[START OF Data extract]
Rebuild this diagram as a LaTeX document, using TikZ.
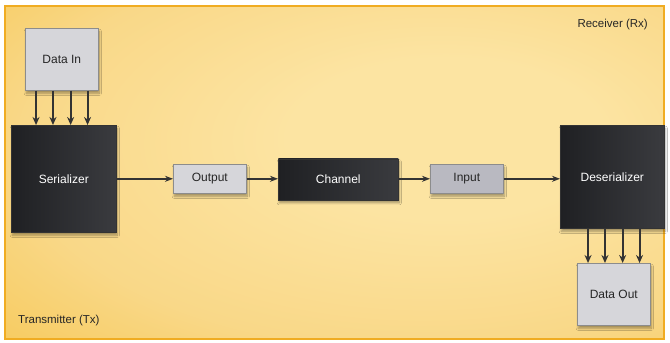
\documentclass[tikz,border=0pt]{standalone}
\usepackage{fontspec}
\setmainfont{Liberation Sans}
\usetikzlibrary{arrows.meta,shadows.blur,calc}
\definecolor{bgpale}{HTML}{FCE4A2}
\definecolor{bgmid}{HTML}{F9D888}
\definecolor{bgwarm}{HTML}{F6C650}
\definecolor{bgorange}{HTML}{F2B226}
\definecolor{frameor}{HTML}{F0AC22}
\definecolor{lightbox}{HTML}{D6D6DA}
\definecolor{inbox}{HTML}{B9B9C1}
\definecolor{darkA}{HTML}{1F2023}
\definecolor{darkB}{HTML}{3A3B3F}
\definecolor{arr}{HTML}{333333}
\pgfdeclareradialshading{bgshade}{\pgfpoint{10bp}{6bp}}{color(0bp)=(bgpale); color(12bp)=(bgpale); color(30bp)=(bgmid); color(46bp)=(bgwarm); color(64bp)=(bgorange); color(80bp)=(bgorange)}
\tikzset{
  lbox/.style={draw=black!45, line width=0.6pt, fill=lightbox, anchor=north west, inner sep=0pt,
    font=\fontsize{12}{14}\selectfont, text=black!85,
    blur shadow={shadow blur steps=6, shadow xshift=1pt, shadow yshift=-3pt, shadow opacity=35}},
  dbox/.style={draw=black!80, line width=0.6pt, left color=darkA, right color=darkB, anchor=north west, inner sep=0pt,
    font=\fontsize{12}{14}\selectfont, text=white,
    blur shadow={shadow blur steps=6, shadow xshift=1pt, shadow yshift=-3pt, shadow opacity=35}},
  flow/.style={draw=arr, line width=1.5pt, -{Stealth[length=8pt,width=6pt]}},
  bus/.style={draw=arr, line width=2pt, -{Stealth[length=8pt,width=7pt]}},
  lbl/.style={font=\fontsize{11.5}{13}\selectfont, text=black!85, inner sep=0pt}
}
\begin{document}
\begin{tikzpicture}[x=1pt,y=-1pt]
\useasboundingbox (0,0) rectangle (670,343);
\fill[white] (0,0) rectangle (670,343);
\shade[shading=bgshade, draw=frameor, line width=1.2pt] (5,6) rectangle (664,339);

\node[lbl, anchor=east] (rx) at (648,25) {Receiver (Rx)};
\node[lbl, anchor=west] (tx) at (18,321) {Transmitter (Tx)};

\node[lbox, minimum width=73pt, minimum height=62pt] (din) at (25,28) {Data In};
\node[dbox, minimum width=105pt, minimum height=107pt] (ser) at (11,125) {Serializer};
\node[lbox, minimum width=73pt, minimum height=29pt] (out) at (173,164) {Output};
\node[dbox, minimum width=120pt, minimum height=41pt] (chan) at (278,158.5) {Channel};
\node[lbox, fill=inbox, minimum width=73pt, minimum height=29pt] (inp) at (430,164) {Input};
\node[dbox, minimum width=104pt, minimum height=103pt] (des) at (560,125) {Deserializer};
\node[lbox, minimum width=73pt, minimum height=62pt] (dout) at (577,263) {Data Out};

\foreach \f/\n in {0.15/a,0.38/b,0.62/c,0.85/d}{
  \coordinate (s\n) at ($(din.south west)!\f!(din.south east)$);
  \draw[bus] (s\n) -- (s\n |- ser.north);
  \coordinate (t\n) at ($(dout.north west)!\f!(dout.north east)$);
  \draw[bus] (t\n |- des.south) -- (t\n);
}

\draw[flow] (ser.east |- out.west) -- (out.west);
\draw[flow] (out.east) -- (out.east -| chan.west);
\draw[flow] (chan.east |- inp.west) -- (inp.west);
\draw[flow] (inp.east) -- (inp.east -| des.west);
\end{tikzpicture}
\end{document}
[END OF Data extract]
Problem description: Repeat verbatim all the material, but not the pictures.

Complete answer:
Rebuild this diagram as a LaTeX document, using TikZ.
\documentclass[tikz,border=0pt]{standalone}
\usepackage{fontspec}
\setmainfont{Liberation Sans}
\usetikzlibrary{arrows.meta,shadows.blur,calc}
\definecolor{bgpale}{HTML}{FCE4A2}
\definecolor{bgmid}{HTML}{F9D888}
\definecolor{bgwarm}{HTML}{F6C650}
\definecolor{bgorange}{HTML}{F2B226}
\definecolor{frameor}{HTML}{F0AC22}
\definecolor{lightbox}{HTML}{D6D6DA}
\definecolor{inbox}{HTML}{B9B9C1}
\definecolor{darkA}{HTML}{1F2023}
\definecolor{darkB}{HTML}{3A3B3F}
\definecolor{arr}{HTML}{333333}
\pgfdeclareradialshading{bgshade}{\pgfpoint{10bp}{6bp}}{color(0bp)=(bgpale); color(12bp)=(bgpale); color(30bp)=(bgmid); color(46bp)=(bgwarm); color(64bp)=(bgorange); color(80bp)=(bgorange)}
\tikzset{
  lbox/.style={draw=black!45, line width=0.6pt, fill=lightbox, anchor=north west, inner sep=0pt,
    font=\fontsize{12}{14}\selectfont, text=black!85,
    blur shadow={shadow blur steps=6, shadow xshift=1pt, shadow yshift=-3pt, shadow opacity=35}},
  dbox/.style={draw=black!80, line width=0.6pt, left color=darkA, right color=darkB, anchor=north west, inner sep=0pt,
    font=\fontsize{12}{14}\selectfont, text=white,
    blur shadow={shadow blur steps=6, shadow xshift=1pt, shadow yshift=-3pt, shadow opacity=35}},
  flow/.style={draw=arr, line width=1.5pt, -{Stealth[length=8pt,width=6pt]}},
  bus/.style={draw=arr, line width=2pt, -{Stealth[length=8pt,width=7pt]}},
  lbl/.style={font=\fontsize{11.5}{13}\selectfont, text=black!85, inner sep=0pt}
}
\begin{document}
\begin{tikzpicture}[x=1pt,y=-1pt]
\useasboundingbox (0,0) rectangle (670,343);
\fill[white] (0,0) rectangle (670,343);
\shade[shading=bgshade, draw=frameor, line width=1.2pt] (5,6) rectangle (664,339);

\node[lbl, anchor=east] (rx) at (648,25) {Receiver (Rx)};
\node[lbl, anchor=west] (tx) at (18,321) {Transmitter (Tx)};

\node[lbox, minimum width=73pt, minimum height=62pt] (din) at (25,28) {Data In};
\node[dbox, minimum width=105pt, minimum height=107pt] (ser) at (11,125) {Serializer};
\node[lbox, minimum width=73pt, minimum height=29pt] (out) at (173,164) {Output};
\node[dbox, minimum width=120pt, minimum height=41pt] (chan) at (278,158.5) {Channel};
\node[lbox, fill=inbox, minimum width=73pt, minimum height=29pt] (inp) at (430,164) {Input};
\node[dbox, minimum width=104pt, minimum height=103pt] (des) at (560,125) {Deserializer};
\node[lbox, minimum width=73pt, minimum height=62pt] (dout) at (577,263) {Data Out};

\foreach \f/\n in {0.15/a,0.38/b,0.62/c,0.85/d}{
  \coordinate (s\n) at ($(din.south west)!\f!(din.south east)$);
  \draw[bus] (s\n) -- (s\n |- ser.north);
  \coordinate (t\n) at ($(dout.north west)!\f!(dout.north east)$);
  \draw[bus] (t\n |- des.south) -- (t\n);
}

\draw[flow] (ser.east |- out.west) -- (out.west);
\draw[flow] (out.east) -- (out.east -| chan.west);
\draw[flow] (chan.east |- inp.west) -- (inp.west);
\draw[flow] (inp.east) -- (inp.east -| des.west);
\end{tikzpicture}
\end{document}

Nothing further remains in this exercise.